Instructor: Rachel Tustin

Dr. Rachel Tustin has a PhD in Education focusing on Educational Technology, a Masters in English, and a BS in Marine Science. She has taught in K-12 for more than 15 years, and higher education for ten years.

This lesson will cover the differences in writing student learning outcomes (SLO) versus traditional learning objectives. Included in this will be a breakdown of how to construct student learning objectives, as well as appropriate assessments for various types of SLOs.

Student Learning Outcomes: Examples and Assessments

When many of us went through teacher training, we were trained in a teacher-centered model of instruction. We were taught how to give lectures and write tests. As technology has made its way into the classroom, we have seen a shift in instruction to a more student-centered model of learning. These changes also mean that how we write students learning objectives has changed as well.

Student Learning Outcomes

As teachers, you're familiar with student learning objectives. Objectives are typically tied to the content of the course, and focus on what you will do in the classroom.

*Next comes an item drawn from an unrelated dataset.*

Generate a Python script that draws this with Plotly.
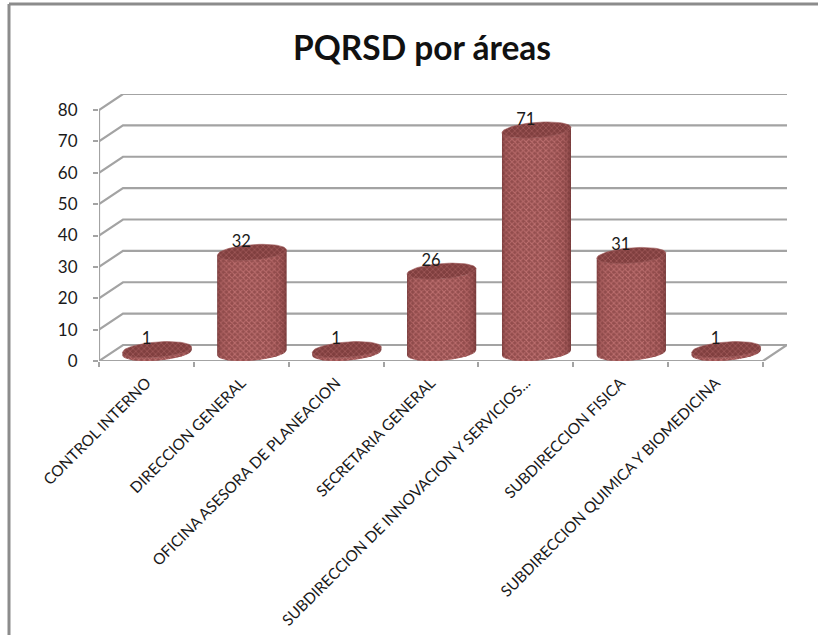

For example, 'Students will learn to identify the major organelles in a cell.' This example would be an objective because it is broad, and focuses on what you will be teaching rather than the specifics of what the students will be expected to learn.

SLOs versus Learning Objectives

A student learning outcome (SLO) is a bit different in that it focuses on the skills that students are expected to master in a course. Unlike a learning objective, it is measurable. For example, an SLO would say 'Students will be able to identify and describe assigned cell organelles with 80% accuracy.' This example would be considered a student learning outcome because it specifically describes what a student needs to be able to do, including the level of accuracy they are expected to attain.